[TO DO]:
Skip the pictures, please, and write out exactly the lines from the opening of the data through the line containing "ax.xaxis.grid(False)".

[COLLECTED MATERIAL]:
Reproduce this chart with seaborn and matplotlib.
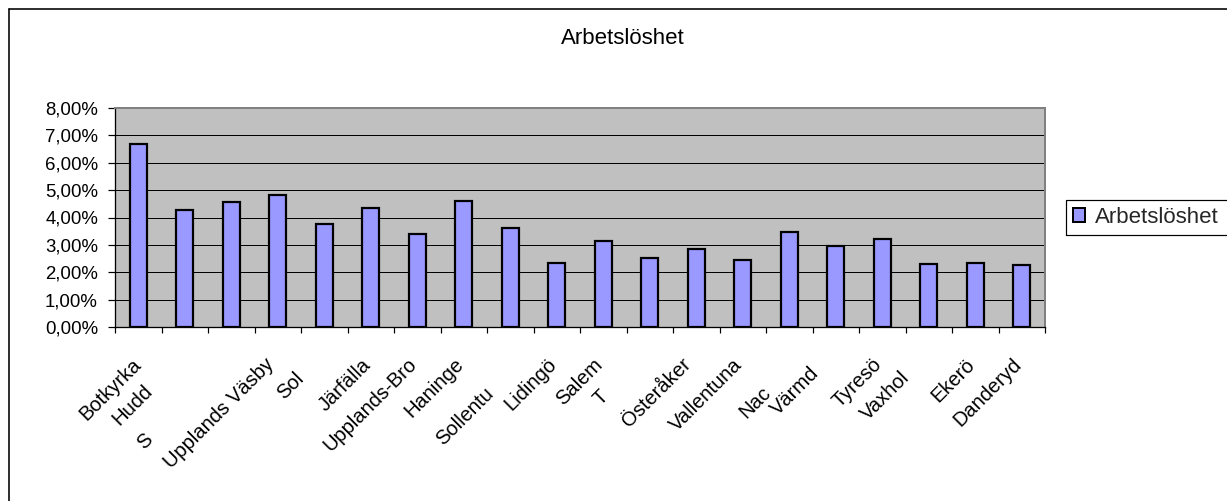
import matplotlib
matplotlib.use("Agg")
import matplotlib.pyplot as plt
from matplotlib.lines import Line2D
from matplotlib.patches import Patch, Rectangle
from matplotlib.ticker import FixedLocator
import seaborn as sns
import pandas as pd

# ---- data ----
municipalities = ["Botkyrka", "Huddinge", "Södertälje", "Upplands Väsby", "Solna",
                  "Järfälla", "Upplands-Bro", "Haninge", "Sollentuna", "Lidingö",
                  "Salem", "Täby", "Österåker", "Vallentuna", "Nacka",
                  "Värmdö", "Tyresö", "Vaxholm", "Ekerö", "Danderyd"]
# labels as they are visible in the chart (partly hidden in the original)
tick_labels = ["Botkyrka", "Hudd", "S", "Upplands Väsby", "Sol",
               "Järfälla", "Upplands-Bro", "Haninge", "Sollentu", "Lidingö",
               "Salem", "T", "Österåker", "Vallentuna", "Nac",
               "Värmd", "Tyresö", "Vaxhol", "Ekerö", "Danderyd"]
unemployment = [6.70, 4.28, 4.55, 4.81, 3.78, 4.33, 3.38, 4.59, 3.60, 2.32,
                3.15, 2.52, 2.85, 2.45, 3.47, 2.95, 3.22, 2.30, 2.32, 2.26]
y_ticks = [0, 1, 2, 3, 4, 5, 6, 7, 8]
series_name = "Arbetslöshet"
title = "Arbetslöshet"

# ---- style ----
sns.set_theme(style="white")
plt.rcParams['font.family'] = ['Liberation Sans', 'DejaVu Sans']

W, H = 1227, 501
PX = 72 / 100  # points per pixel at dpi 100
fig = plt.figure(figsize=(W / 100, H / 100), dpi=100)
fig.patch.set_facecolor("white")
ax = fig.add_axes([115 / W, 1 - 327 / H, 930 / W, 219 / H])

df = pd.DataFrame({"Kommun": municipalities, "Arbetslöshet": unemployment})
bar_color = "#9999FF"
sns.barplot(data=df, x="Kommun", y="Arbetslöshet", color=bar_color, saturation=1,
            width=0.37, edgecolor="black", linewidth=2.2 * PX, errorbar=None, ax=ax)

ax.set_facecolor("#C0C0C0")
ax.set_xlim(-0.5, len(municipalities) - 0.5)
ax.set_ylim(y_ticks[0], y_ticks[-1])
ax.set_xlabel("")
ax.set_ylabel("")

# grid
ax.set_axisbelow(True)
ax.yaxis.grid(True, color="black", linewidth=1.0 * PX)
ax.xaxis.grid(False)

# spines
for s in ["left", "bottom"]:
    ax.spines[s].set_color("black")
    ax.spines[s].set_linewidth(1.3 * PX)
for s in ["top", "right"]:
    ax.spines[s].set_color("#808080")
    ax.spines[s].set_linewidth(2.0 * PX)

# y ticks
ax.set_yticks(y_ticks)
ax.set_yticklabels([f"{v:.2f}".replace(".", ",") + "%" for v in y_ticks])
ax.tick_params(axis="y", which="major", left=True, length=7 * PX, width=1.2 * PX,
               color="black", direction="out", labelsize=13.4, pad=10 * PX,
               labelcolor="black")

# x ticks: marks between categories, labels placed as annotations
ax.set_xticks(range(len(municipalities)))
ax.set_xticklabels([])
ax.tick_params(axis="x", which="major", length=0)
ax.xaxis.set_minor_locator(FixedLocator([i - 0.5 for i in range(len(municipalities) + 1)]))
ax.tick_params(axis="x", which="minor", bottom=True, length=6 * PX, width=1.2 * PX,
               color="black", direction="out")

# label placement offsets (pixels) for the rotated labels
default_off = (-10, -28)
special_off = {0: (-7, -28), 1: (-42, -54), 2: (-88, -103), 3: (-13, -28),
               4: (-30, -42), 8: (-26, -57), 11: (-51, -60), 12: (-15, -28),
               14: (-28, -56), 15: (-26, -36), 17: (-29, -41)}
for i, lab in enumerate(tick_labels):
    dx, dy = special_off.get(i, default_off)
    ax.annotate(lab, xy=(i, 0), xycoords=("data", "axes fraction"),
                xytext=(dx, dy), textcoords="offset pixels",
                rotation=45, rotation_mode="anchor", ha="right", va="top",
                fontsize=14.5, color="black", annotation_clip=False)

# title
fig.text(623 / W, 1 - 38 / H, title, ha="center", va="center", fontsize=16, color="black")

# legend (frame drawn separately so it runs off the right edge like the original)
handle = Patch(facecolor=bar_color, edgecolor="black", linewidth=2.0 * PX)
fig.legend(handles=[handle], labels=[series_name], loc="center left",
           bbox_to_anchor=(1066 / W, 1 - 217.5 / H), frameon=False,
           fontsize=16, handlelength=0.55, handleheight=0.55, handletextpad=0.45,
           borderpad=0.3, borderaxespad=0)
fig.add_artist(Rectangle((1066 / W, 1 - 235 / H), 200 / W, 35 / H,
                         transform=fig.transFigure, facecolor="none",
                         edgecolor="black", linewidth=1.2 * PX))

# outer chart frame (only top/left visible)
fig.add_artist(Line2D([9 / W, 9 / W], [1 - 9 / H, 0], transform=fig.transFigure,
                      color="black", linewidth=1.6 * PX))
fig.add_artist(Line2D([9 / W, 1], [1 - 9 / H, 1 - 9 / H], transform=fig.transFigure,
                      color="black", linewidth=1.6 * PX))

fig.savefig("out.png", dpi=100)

[THE ANSWER]:
Reproduce this chart with seaborn and matplotlib.
import matplotlib
matplotlib.use("Agg")
import matplotlib.pyplot as plt
from matplotlib.lines import Line2D
from matplotlib.patches import Patch, Rectangle
from matplotlib.ticker import FixedLocator
import seaborn as sns
import pandas as pd

# ---- data ----
municipalities = ["Botkyrka", "Huddinge", "Södertälje", "Upplands Väsby", "Solna",
                  "Järfälla", "Upplands-Bro", "Haninge", "Sollentuna", "Lidingö",
                  "Salem", "Täby", "Österåker", "Vallentuna", "Nacka",
                  "Värmdö", "Tyresö", "Vaxholm", "Ekerö", "Danderyd"]
# labels as they are visible in the chart (partly hidden in the original)
tick_labels = ["Botkyrka", "Hudd", "S", "Upplands Väsby", "Sol",
               "Järfälla", "Upplands-Bro", "Haninge", "Sollentu", "Lidingö",
               "Salem", "T", "Österåker", "Vallentuna", "Nac",
               "Värmd", "Tyresö", "Vaxhol", "Ekerö", "Danderyd"]
unemployment = [6.70, 4.28, 4.55, 4.81, 3.78, 4.33, 3.38, 4.59, 3.60, 2.32,
                3.15, 2.52, 2.85, 2.45, 3.47, 2.95, 3.22, 2.30, 2.32, 2.26]
y_ticks = [0, 1, 2, 3, 4, 5, 6, 7, 8]
series_name = "Arbetslöshet"
title = "Arbetslöshet"

# ---- style ----
sns.set_theme(style="white")
plt.rcParams['font.family'] = ['Liberation Sans', 'DejaVu Sans']

W, H = 1227, 501
PX = 72 / 100  # points per pixel at dpi 100
fig = plt.figure(figsize=(W / 100, H / 100), dpi=100)
fig.patch.set_facecolor("white")
ax = fig.add_axes([115 / W, 1 - 327 / H, 930 / W, 219 / H])

df = pd.DataFrame({"Kommun": municipalities, "Arbetslöshet": unemployment})
bar_color = "#9999FF"
sns.barplot(data=df, x="Kommun", y="Arbetslöshet", color=bar_color, saturation=1,
            width=0.37, edgecolor="black", linewidth=2.2 * PX, errorbar=None, ax=ax)

ax.set_facecolor("#C0C0C0")
ax.set_xlim(-0.5, len(municipalities) - 0.5)
ax.set_ylim(y_ticks[0], y_ticks[-1])
ax.set_xlabel("")
ax.set_ylabel("")

# grid
ax.set_axisbelow(True)
ax.yaxis.grid(True, color="black", linewidth=1.0 * PX)
ax.xaxis.grid(False)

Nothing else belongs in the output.